Calculus is a representation system that makes it possible to reason about instantaneous properties of motion. Similarly, algebra makes reasoning about uniform motion straightforward. diSessa tells the story of Galileo's pained efforts to explain his laws of motion, over several pages of reasoning: at the time, algebra as a representation system did not exist. Today, a young student can write Galileo's laws in a few simple equations.

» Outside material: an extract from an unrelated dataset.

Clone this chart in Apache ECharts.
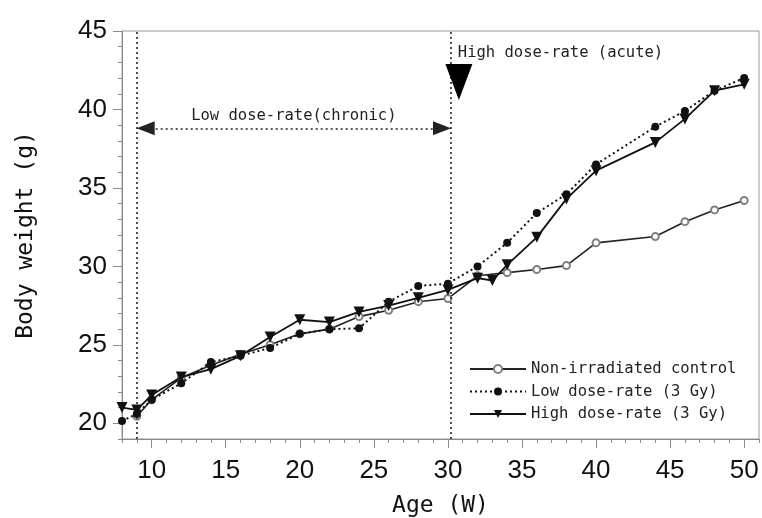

Literacy, in this sense, can be explained as a "material intelligence": an inscription system that makes our reasoning easier and more powerful. Computing, as a new representation system, can similarly lead to faster or deeper learning and discovery. But to achieve this promise, we need infrastructural adoption.

## Conclusion¶

We can transform the education of science and engineering students by widespread deployment of computing across the curriculum, but it must be designed deliberately for computational thinking. This term is widely misunderstood, and the popular definitions based on computer science terminology (abstraction, decomposition, etc.) miss the point. So do most of the enthusiastic initiatives in computing "for everybody"—they almost always focus on programming by itself, and are led by instructors with a computer science perspective. We need computation as a material literacy (like calculus, or algebra) that gives learners access to a representation system for reasoning about powerful ideas (like randomness), through computational experimentation. Transforming education in this way can happen only when a community decides that computing is powerful and valuable enough that it's worth the enterprise of teaching it to everyone.